Judge Atcherson said that Marshall’s testimony during the suppression hearing about his physical abuse was credible.
The judge declared, “I believe Mr. Marshall when he said that after being brought to Area three, detectives, who included Detective Vallandigham, came in. He was beaten initially. He was grabbed around the [waist] by one detective and grabbed by the ankles by another detective and leaned out the window sill and out the window in that room.”
The judge noted that Marshall described “a flower box where his head was. He described seeing two detectives on the ground illuminated by light from the entry door. He described how his jacket was snagged as they were trying to bring him back in.
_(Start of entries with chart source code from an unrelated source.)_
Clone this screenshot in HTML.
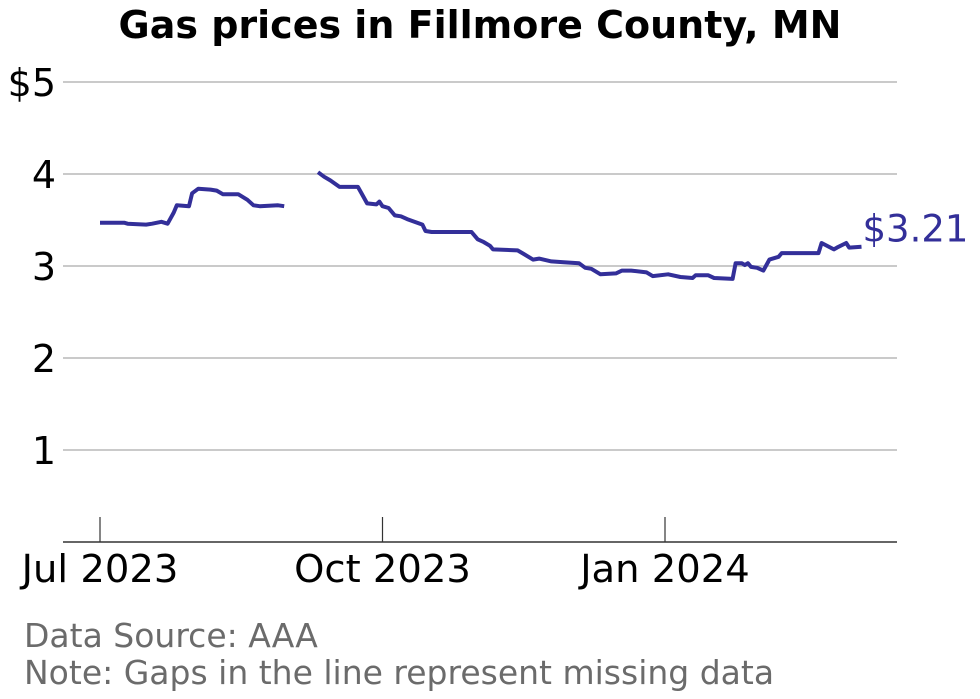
<!DOCTYPE html>
<html><head><meta charset="utf-8"><style>
body{margin:0;background:#fff;font-family:"DejaVu Sans","Liberation Sans",sans-serif}
svg{display:block}
</style></head><body>
<svg id="chart" width="980" height="699" viewBox="0 0 980 699">
<text x="480" y="38" text-anchor="middle" font-size="38" font-weight="bold" fill="#000">Gas prices in Fillmore County, MN</text>
<g id="grid"></g>
<g id="yticks"></g>
<g id="xticks"></g>
<path id="line" fill="none" stroke="#332f99" stroke-width="4" stroke-linejoin="round"/>
<text id="lastlabel" font-size="37" fill="#332f99"></text>
<text x="24" y="647" font-size="33" fill="#6b6b6b">Data Source: AAA</text>
<text x="24" y="684" font-size="33" fill="#6b6b6b">Note: Gaps in the line represent missing data</text>
</svg>
<script>
// days since 2023-07-01; null marks a gap
const days = [0,8,9,15,17,20,22,24,25,29,30,32,36,38,40,45,48,50,52,58,60,null,
71,73,75,78,84,85,87,90,91,92,94,96,98,100,105,106,108,121,123,125,127,128,136,138,141,143,147,151,156,158,160,163,168,170,173,178,180,185,189,193,194,198,200,206,207,209,210,211,212,214,216,218,221,222,234,235,239,240,243,244,248];
const prices = [3.47,3.47,3.46,3.45,3.46,3.48,3.46,3.58,3.66,3.65,3.79,3.84,3.83,3.82,3.78,3.78,3.72,3.66,3.65,3.66,3.65,null,
4.02,3.97,3.93,3.86,3.86,3.80,3.68,3.67,3.70,3.65,3.63,3.55,3.54,3.51,3.45,3.38,3.37,3.37,3.29,3.26,3.22,3.18,3.17,3.13,3.07,3.08,3.05,3.04,3.03,2.98,2.97,2.91,2.92,2.95,2.95,2.93,2.89,2.91,2.88,2.87,2.90,2.90,2.87,2.86,3.03,3.03,3.01,3.03,2.99,2.98,2.95,3.07,3.10,3.14,3.14,3.25,3.18,3.20,3.25,3.20,3.21];
const yTicks = [1,2,3,4,5];
const yTickLabels = ["1","2","3","4","$5"];
const xTickDays = [0,92,184];
const xTickLabels = ["Jul 2023","Oct 2023","Jan 2024"];

const NS="http://www.w3.org/2000/svg";
const x = d => 100 + d*(565/184);
const y = v => 542 - v*92;
function mk(tag, attrs, parent){const e=document.createElementNS(NS,tag);for(const k in attrs)e.setAttribute(k,attrs[k]);parent.appendChild(e);return e;}
const grid=document.getElementById('grid'), yt=document.getElementById('yticks'), xt=document.getElementById('xticks');
yTicks.forEach((t,i)=>{
  const l=mk('line',{x1:63,x2:897,y1:y(t),y2:y(t),stroke:'#aaa','stroke-width':1.2},grid);
  
  
  const tx=mk('text',{x:56,y:y(t)+14,'text-anchor':'end','font-size':38,fill:'#000'},yt);
  
  
  tx.textContent=yTickLabels[i];
});
const ax=mk('line',{x1:63,x2:897,y1:542,y2:542,stroke:'#333','stroke-width':1.5},xt);


xTickDays.forEach((d,i)=>{
  const t=mk('line',{x1:x(d),x2:x(d),y1:517,y2:542,stroke:'#333','stroke-width':1.2},xt);
  
  
  const tx=mk('text',{x:x(d),y:582,'text-anchor':'middle','font-size':38.5,fill:'#000'},xt);
  
  
  tx.textContent=xTickLabels[i];
});
let dstr='', pen=false;
days.forEach((d,i)=>{
  if(d===null||prices[i]===null){pen=false;return;}
  dstr+=(pen?'L':'M')+x(d).toFixed(1)+','+y(prices[i]).toFixed(1);pen=true;
});
document.getElementById('line').setAttribute('d',dstr);
const li=days.length-1, lbl=document.getElementById('lastlabel');
lbl.setAttribute('x',x(days[li])+1);
lbl.setAttribute('y',y(prices[li])-5);
lbl.textContent='$'+prices[li].toFixed(2);
</script>
</body></html>
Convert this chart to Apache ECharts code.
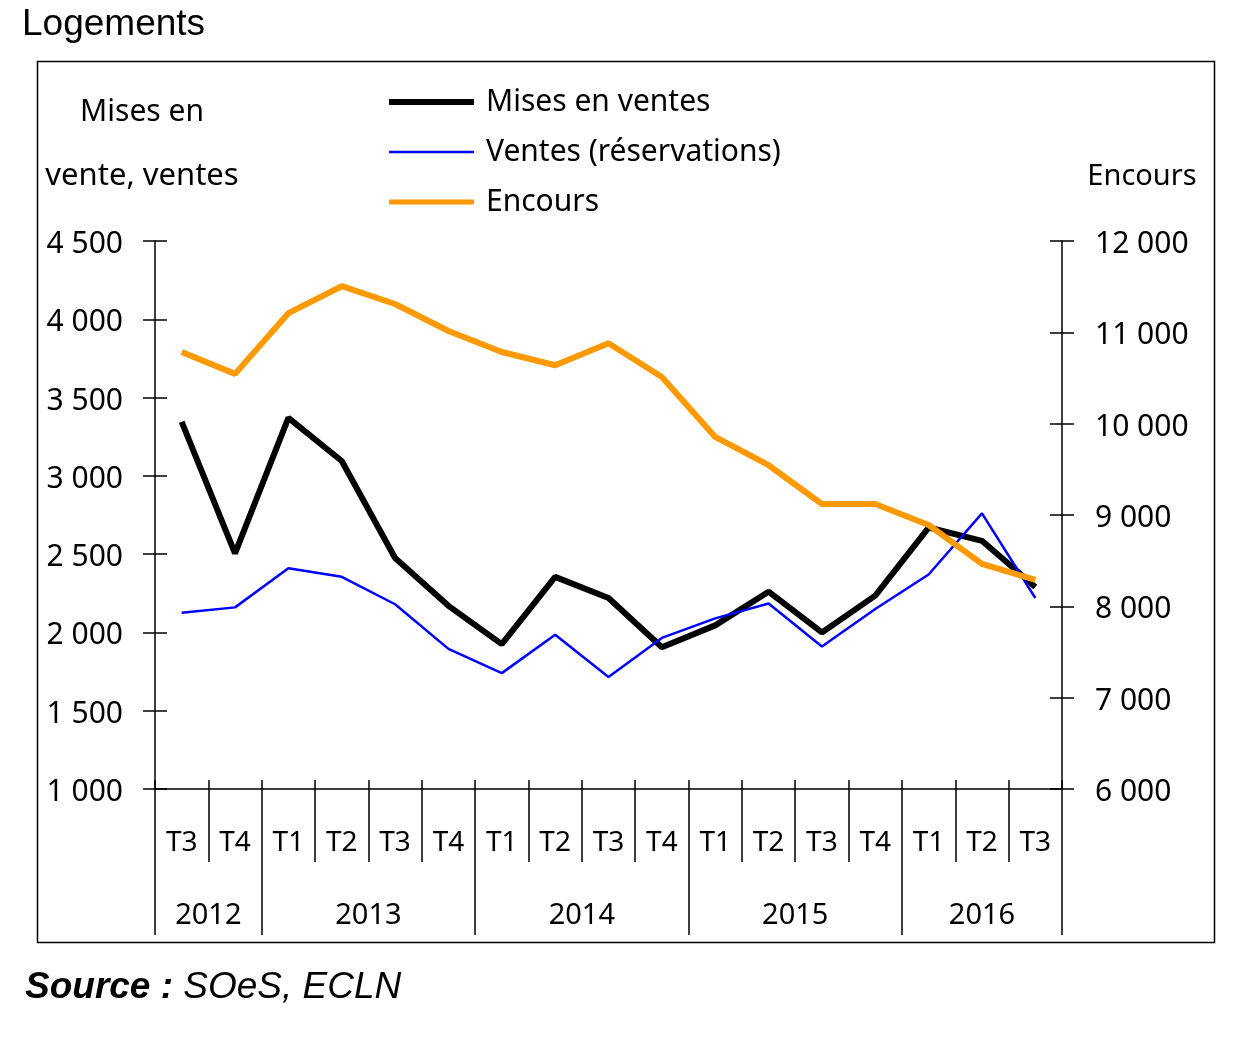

He described his fear [that] his jeans button would break and he would be dropped.”
The judge also said that Marshall “described how Detective Vallandigham threatened him with a gun, how there were other detectives that he was able to see in the light of the entry door on the ground level in the lot who had their guns at their side; not pointed at him but had their guns at their sides and Detective Vallandigham threatened he would be dropped and shot and they would claim he tried to escape.”
The prosecution appealed. In December 2023, the First District Illinois Appellate Court upheld Judge Atcherson’s ruling.
In June 2024, Marshall went to trial a second time. On June 17, 2024, at the close of the prosecution’s case, Judge Atcherson acquitted him.